Lionel’s dream is to buy a motorcycle and zoom to a place where violence and racism do not cloud his life. He blindly throws out possibilities: Georgia? Louisiana? Malibu?
Standing at a podium one afternoon, the geography teacher tells the class: “Look under your desks for your books. We’re reading today.”
“There are no books!” a student shouts.
The teacher sighs, surveying his class. Eight of his 42 students do not have desks and six do not have books. A week earlier, he received two more students.
“Jefferson is broke!” a boy yells.
“You know what that means?” the teacher replies. “We all got to work harder just to make it.”

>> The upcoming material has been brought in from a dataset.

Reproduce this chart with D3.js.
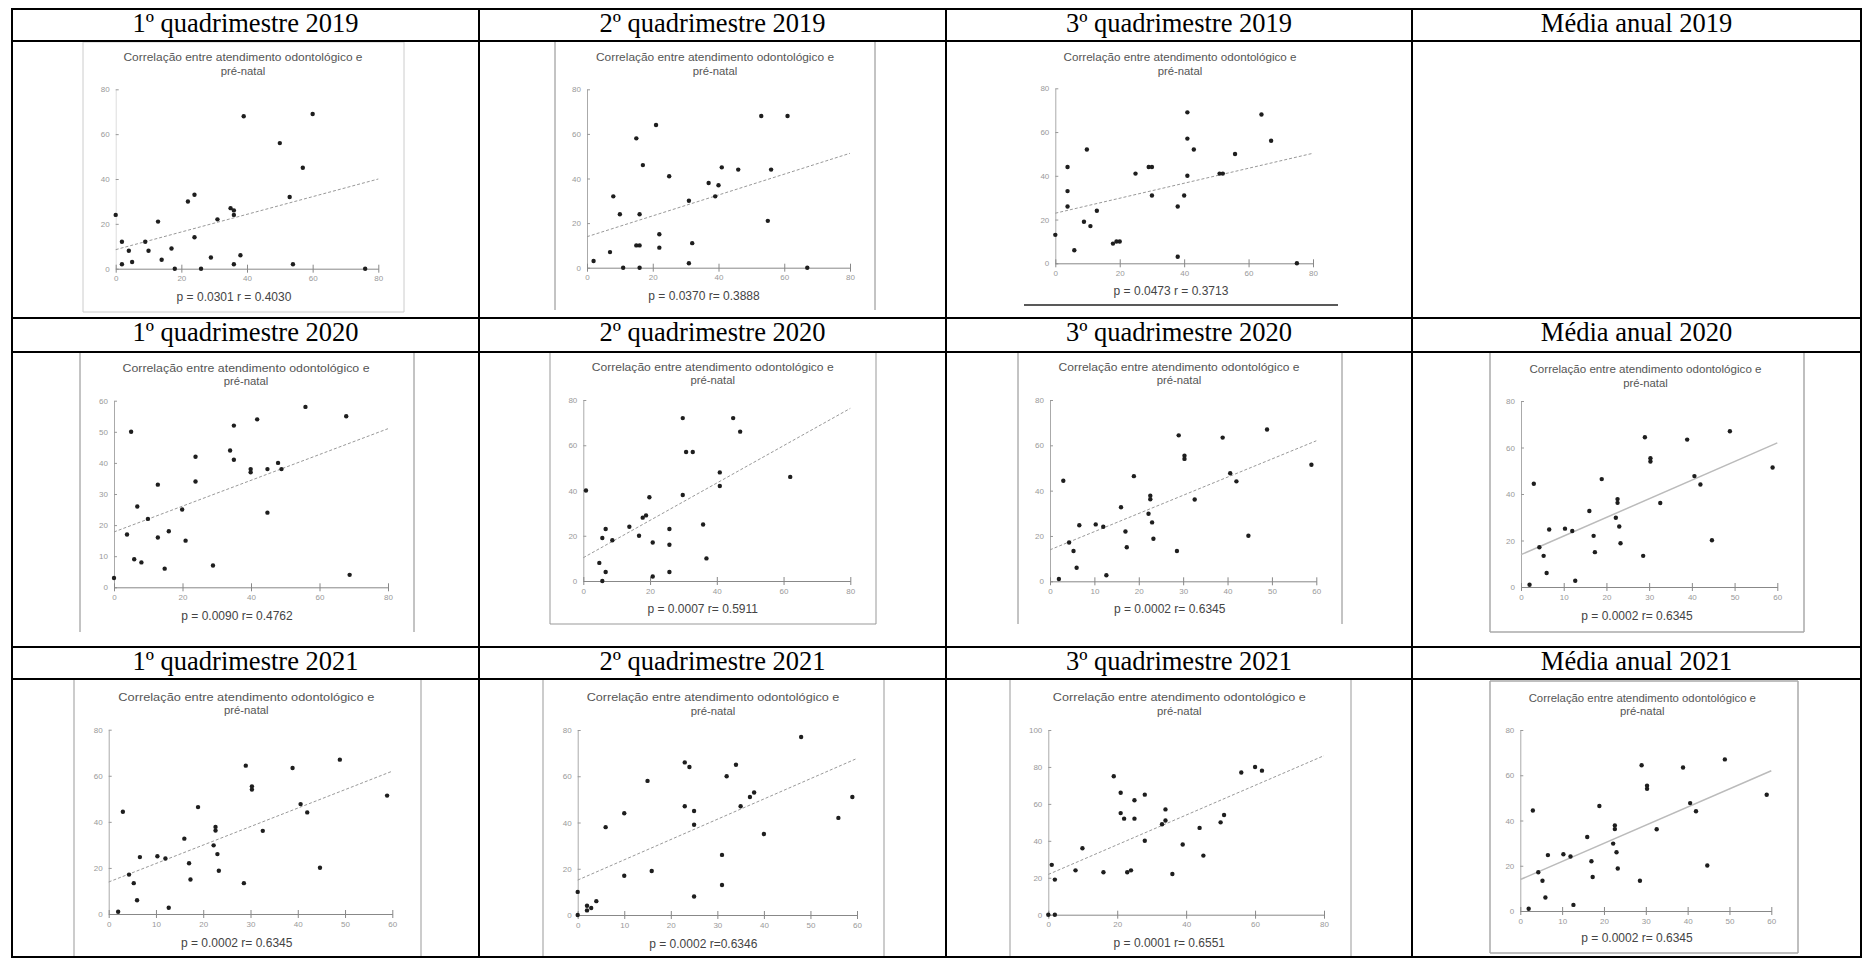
<!DOCTYPE html>
<html>
<head>
<meta charset="utf-8">
<script src="https://cdn.jsdelivr.net/npm/d3@7"></script>
<style>
  body { margin: 0; background: #fff; }
</style>
</head>
<body>
<div id="chart"></div>
<script>
// ---------- data ----------
const headers = [
  ["1º quadrimestre 2019", "2º quadrimestre 2019", "3º quadrimestre 2019", "Média anual 2019"],
  ["1º quadrimestre 2020", "2º quadrimestre 2020", "3º quadrimestre 2020", "Média anual 2020"],
  ["1º quadrimestre 2021", "2º quadrimestre 2021", "3º quadrimestre 2021", "Média anual 2021"]
];
const titleLines = ["Correlação entre atendimento odontológico e", "pré-natal"];

const ticks0to80by20 = [0, 20, 40, 60, 80];
const ticks0to60by10 = [0, 10, 20, 30, 40, 50, 60];
const ticks0to100by20 = [0, 20, 40, 60, 80, 100];

// points are [odontológico, pré-natal]
const pts_q1_2019 = [[0,24],[1.9,12],[1.9,2],[4,8],[5,3],[9,12],[10,8],[12.9,21],[14,4],[17,9],[18,0],
  [22,30],[24,33],[24,14],[26,0],[29,5],[31,22],[35,27],[36,26],[36,24],[36,2],[38,6],[39,68],
  [50,56],[53,32],[54,2],[57,45],[60,69],[76,0]];
const pts_q2_2019 = [[2,3],[7,7],[8,32],[10,24],[11,0],[15,58],[15,10],[16,10],[16,24],[16,0],[17,46],
  [21,64],[22,15],[22,9],[25,41],[31,30],[31,2],[32,11],[37,38],[40,37],[39,32],[41,45],[46,44],
  [53,68],[55,21],[56,44],[61,68],[67,0]];
const pts_q3_2019 = [[0,13],[3.8,44],[3.8,33],[3.8,26],[5.9,6],[8.9,19],[9.8,52],[10.9,17],[12.9,24],
  [17.9,9],[19,10],[20,10],[24.9,41],[29,44],[30,44],[30,31],[38,26],[38,3],[40,31],[41,69],[41,57],
  [41,40],[43,52],[51,41],[52,41],[55.8,50],[64,68],[67,56],[75,0]];
const pts_q1_2020 = [[0,3],[3.8,17],[5,50],[5.9,9],[6.8,26],[8,8],[9.9,22],[12.8,33],[12.8,16],[14.8,6],
  [16,18],[19.9,25],[20.9,15],[23.8,42],[23.8,34],[28.9,7],[33.9,44],[35,52],[35,41],[39.9,38],
  [39.9,37],[41.8,54],[44.8,38],[44.8,24],[47.9,40],[48.9,38],[55.9,58],[67.8,55],[68.8,4]];
const pts_q2_2020 = [[0.8,40],[4.8,8],[5.7,19],[5.7,0],[6.7,23],[6.7,4],[8.7,18],[13.8,24],[16.7,20],
  [17.8,28],[18.8,29],[19.8,37],[20.8,17],[20.8,2],[25.8,23],[25.8,16],[25.8,4],[29.8,72],[29.8,38],
  [30.8,57],[32.8,57],[35.9,25],[36.9,10],[40.9,48],[40.9,42],[44.9,72],[47,66],[62,46]];
// the 3º quadrimestre 2020 chart is repeated for média 2020, 1º quad. 2021 and média 2021
const pts_q3_2020 = [[2,1],[3,44.4],[4.3,17.1],[5.3,13.4],[6,6],[6.6,24.7],[10.3,25.1],[12,24.1],
  [12.7,2.7],[16,32.7],[17,22],[17.3,15],[18.9,46.4],[22.2,29.8],[22.6,37.8],[22.6,36.2],[23,26],
  [23.3,18.8],[28.6,13.4],[29,64.4],[30.3,55.4],[30.3,54],[32.6,36.1],[38.9,63.4],[40.6,47.7],
  [42,44.1],[44.7,20.1],[48.9,67],[58.9,51.4]];
const pts_q2_2021 = [[0,10],[0,0],[2,4],[2,2],[2.9,3],[4,6],[6,38],[10,44],[10,17],[15,58],[15.9,19],
  [23,66],[23,47],[24,64],[25,45],[25,39],[25,8],[31,26],[31,13],[32,60],[34,65],[35,47],[37,51],
  [37.9,53],[40,35],[48,77],[56,42],[59,51]];
const pts_q3_2021 = [[0,0],[1,27],[1.9,19],[1.9,0],[7.9,24],[9.9,36],[16,23],[19,75],[21,66],[21,55],
  [22,52],[22.9,23],[24,24],[25,62],[25,52],[28,65],[28,40],[33,49],[34,57],[34,51],[36,22],[39,38],
  [43.9,47],[45,32],[50,50],[51,54],[56,77],[60,80],[62,78]];

// regression lines: [x start, y start, x end, y end]
const trend_q1_2019 = [0, 8.5, 80, 40];
const trend_q2_2019 = [0, 13.9, 80, 51.3];
const trend_q3_2019 = [0, 22.9, 80, 50.3];
const trend_q1_2020 = [0, 17.8, 80, 51];
const trend_q2_2020 = [0, 10.3, 80, 76.3];
const trend_q3_2020 = [0, 13.9, 60, 62];
const trend_q2_2021 = [0, 15.1, 60, 67.7];
const trend_q3_2021 = [0, 21.8, 80, 86.1];

const stats = ["p = 0.0301 r = 0.4030", "p = 0.0370 r= 0.3888", "p = 0.0473 r = 0.3713",
  "p = 0.0090 r= 0.4762", "p = 0.0007 r= 0.5911", "p = 0.0002 r= 0.6345", "p = 0.0002 r= 0.6345",
  "p = 0.0002 r= 0.6345", "p = 0.0002 r=0.6346", "p = 0.0001 r= 0.6551", "p = 0.0002 r= 0.6345"];

// ---------- layout ----------
const W = 1863, H = 958;
const colX = [12, 479, 946, 1412, 1861];
const rowY = [9, 41, 318, 352, 647, 679, 957];

// frame: [left, right, top, bottom]; plot area: x0/x1, y0/y1 in px
const panels = [
  {row:0, col:0, pts:pts_q1_2019, trend:trend_q1_2019, xT:ticks0to80by20, yT:ticks0to80by20,
   frame:[83,404,42,312], sides:"tblr", fc:"#ccc", x0:115.7, x1:378.3, y0:268.7, y1:89.3,
   tx:243, ty:57, tw:239, sx:234, sy:296, solid:false, yLine:"#ddd"},
  {row:0, col:1, pts:pts_q2_2019, trend:trend_q2_2019, xT:ticks0to80by20, yT:ticks0to80by20,
   frame:[555,875,42,310], sides:"lr", fc:"#888", x0:587, x1:850, y0:267.7, y1:89.3,
   tx:715, ty:57, tw:238, sx:704, sy:295, solid:false},
  {row:0, col:2, pts:pts_q3_2019, trend:trend_q3_2019, xT:ticks0to80by20, yT:ticks0to80by20,
   frame:[1024,1338,42,305], sides:"b", fc:"#222", x0:1055.3, x1:1313, y0:263.3, y1:88.3,
   tx:1180, ty:57, tw:233, sx:1171, sy:290, solid:false},
  {row:1, col:0, pts:pts_q1_2020, trend:trend_q1_2020, xT:ticks0to80by20, yT:[0,10,20,30,40,50,60],
   frame:[80,414,352,632], sides:"lr", fc:"#888", x0:114, x1:388, y0:587.3, y1:400.7,
   tx:246, ty:367.7, tw:247, sx:237, sy:615.7, solid:false},
  {row:1, col:1, pts:pts_q2_2020, trend:trend_q2_2020, xT:ticks0to80by20, yT:ticks0to80by20,
   frame:[550,876,352,624], sides:"lrb", fc:"#999", x0:583.3, x1:850.3, y0:581, y1:400,
   tx:712.7, ty:366.7, tw:242, sx:702.7, sy:608.7, solid:false},
  {row:1, col:2, pts:pts_q3_2020, trend:trend_q3_2020, xT:ticks0to60by10, yT:ticks0to80by20,
   frame:[1018,1342,352,624], sides:"lr", fc:"#888", x0:1050, x1:1316.3, y0:581.3, y1:400,
   tx:1179, ty:366.7, tw:241, sx:1169.7, sy:608.7, solid:false},
  {row:1, col:3, pts:pts_q3_2020, trend:trend_q3_2020, xT:ticks0to60by10, yT:ticks0to80by20,
   frame:[1490,1804,352,632], sides:"tblr", fc:"#aaa", x0:1521, x1:1777.3, y0:587, y1:401,
   tx:1645.5, ty:369, tw:232, sx:1637, sy:615, solid:true},
  {row:2, col:0, pts:pts_q3_2020, trend:trend_q3_2020, xT:ticks0to60by10, yT:ticks0to80by20,
   frame:[74,421,679,958], sides:"lr", fc:"#999", x0:108.7, x1:392.3, y0:914, y1:729.7,
   tx:246.3, ty:696.7, tw:256, sx:236.7, sy:942, solid:false},
  {row:2, col:1, pts:pts_q2_2021, trend:trend_q2_2021, xT:ticks0to60by10, yT:ticks0to80by20,
   frame:[543,884,679,958], sides:"lr", fc:"#999", x0:577.7, x1:857, y0:915, y1:730,
   tx:713, ty:697.3, tw:252.7, sx:703.3, sy:943.3, solid:false},
  {row:2, col:2, pts:pts_q3_2021, trend:trend_q3_2021, xT:ticks0to80by20, yT:ticks0to100by20,
   frame:[1010,1351,679,958], sides:"lr", fc:"#999", x0:1048.3, x1:1324, y0:914.7, y1:730,
   tx:1179.3, ty:697, tw:253, sx:1169.3, sy:942.7, solid:false},
  {row:2, col:3, pts:pts_q3_2020, trend:trend_q3_2020, xT:ticks0to60by10, yT:ticks0to80by20,
   frame:[1490,1798,681,953], sides:"tblr", fc:"#aaa", x0:1520.3, x1:1771.3, y0:911, y1:730,
   tx:1642.3, ty:697.7, tw:227.3, sx:1637, sy:937.7, solid:true}
];

const svg = d3.select("#chart")
  .append("svg")
    .attr("width", W)
    .attr("height", H)
    .style("display", "block");

svg.append("rect").attr("width", W).attr("height", H).attr("fill", "#fff");

// one chart per panel
panels.forEach(function (p, i) {
  const g = svg.append("g").attr("class", "panel");

  // frame of the pasted chart image
  const [fl, fr, ft, fb] = p.frame;
  const sideLines = {t:[fl,ft,fr,ft], b:[fl,fb,fr,fb], l:[fl,ft,fl,fb], r:[fr,ft,fr,fb]};
  p.sides.split("").forEach(function (s) {
    const c = sideLines[s];
    g.append("line")
      .attr("x1", c[0]).attr("y1", c[1]).attr("x2", c[2]).attr("y2", c[3])
      .attr("stroke", p.fc)
      .attr("stroke-width", s === "b" && p.fc === "#222" ? 1.5 : (p.solid ? 1.5 : 1));
  });

  // title
  titleLines.forEach(function (t, k) {
    const txt = g.append("text")
      .attr("x", p.tx)
      .attr("y", p.ty + 4 + k * 13.5)
      .attr("text-anchor", "middle")
      .attr("font-family", "'Liberation Sans', Arial, sans-serif")
      .attr("font-size", 11.3)
      .attr("fill", "#555")
      .text(t);
    if (k === 0) txt.attr("textLength", p.tw).attr("lengthAdjust", "spacingAndGlyphs");
  });

  const xMax = p.xT[p.xT.length - 1], yMax = p.yT[p.yT.length - 1];
  const x = d3.scaleLinear().domain([0, xMax]).range([p.x0, p.x1]);
  const y = d3.scaleLinear().domain([0, yMax]).range([p.y0, p.y1]);

  // y axis
  g.append("g")
    .attr("transform", `translate(${p.x0},0)`)
    .call(d3.axisLeft(y).tickValues(p.yT).tickSize(4).tickSizeOuter(0).tickPadding(2))
    .call(function (a) {
      a.select(".domain").attr("stroke", p.yLine || "#aaa");
      a.selectAll(".tick line").attr("x2", 3).attr("stroke", "#999");
      a.selectAll(".tick text").attr("fill", "#999")
        .attr("font-size", 8).attr("font-family", "'Liberation Sans', Arial, sans-serif");
    });

  // x axis
  g.append("g")
    .attr("transform", `translate(0,${p.y0})`)
    .call(d3.axisBottom(x).tickValues(p.xT).tickSize(4).tickSizeOuter(0).tickPadding(3))
    .call(function (a) {
      a.select(".domain").attr("stroke", "#888");
      a.selectAll(".tick line").attr("y1", -4).attr("stroke", "#888");
      a.selectAll(".tick text").attr("fill", "#999")
        .attr("font-size", 8).attr("font-family", "'Liberation Sans', Arial, sans-serif");
    });

  // trend line
  g.append("line")
    .attr("x1", x(p.trend[0])).attr("y1", y(p.trend[1]))
    .attr("x2", x(p.trend[2])).attr("y2", y(p.trend[3]))
    .attr("stroke", p.solid ? "#bbb" : "#999")
    .attr("stroke-width", p.solid ? 1.5 : 1)
    .attr("stroke-dasharray", p.solid ? null : "3,2");

  // points
  g.selectAll("circle")
    .data(p.pts)
    .enter()
    .append("circle")
      .attr("cx", function (d) { return x(d[0]); })
      .attr("cy", function (d) { return y(d[1]); })
      .attr("r", 2.2)
      .attr("fill", "#1e1e1e");

  // p / r
  g.append("text")
    .attr("x", p.sx)
    .attr("y", p.sy + 4.5)
    .attr("text-anchor", "middle")
    .attr("font-family", "'Liberation Sans', Arial, sans-serif")
    .attr("font-size", 12)
    .attr("fill", "#444")
    .text(stats[i]);
});

// table header texts
headers.forEach(function (row, r) {
  row.forEach(function (h, c) {
    svg.append("text")
      .attr("x", (colX[c] + colX[c + 1]) / 2)
      .attr("y", rowY[r * 2] + 23)
      .attr("text-anchor", "middle")
      .attr("font-family", "'Liberation Serif', 'Times New Roman', serif")
      .attr("font-size", 26.5)
      .attr("fill", "#000")
      .text(h);
  });
});

// table rules
const grid = svg.append("g").attr("stroke", "#000").attr("stroke-width", 2);
rowY.forEach(function (yy) {
  grid.append("line").attr("x1", colX[0] - 1).attr("x2", colX[4] + 1).attr("y1", yy).attr("y2", yy);
});
colX.forEach(function (xx) {
  grid.append("line").attr("x1", xx).attr("x2", xx).attr("y1", rowY[0]).attr("y2", rowY[6]);
});
</script>
</body>
</html>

Fate may have brought Lionel and Beatriz together, but a school reform nudged them along. After last year’s brawls, the school divided students into clusters of “small learning communities,” in which they take classes with the same teachers. Beatriz and Lionel have four classes together.
More changes are underway for Jefferson. In the fall, it will transfer 750 students, returning to a September-to-June calendar for the first time in decades. Committees are writing grant proposals to protect kids on their way to and from school. The Los Angeles Board of Education recently approved a plan to open eight charter schools nearby to relieve overcrowding.
Beatriz and Lionel don’t know if they will see these changes through together. They only hope that if their love doesn’t get them through the day-to-day snags of high school, a stronger force will.
In geography, Lionel is sitting on a table, without a book. Beatriz drags over a chair. Nearby, a student stretches across the table and falls asleep. Two others play hand-held video games.
Beatriz opens her book. She slides it toward Lionel.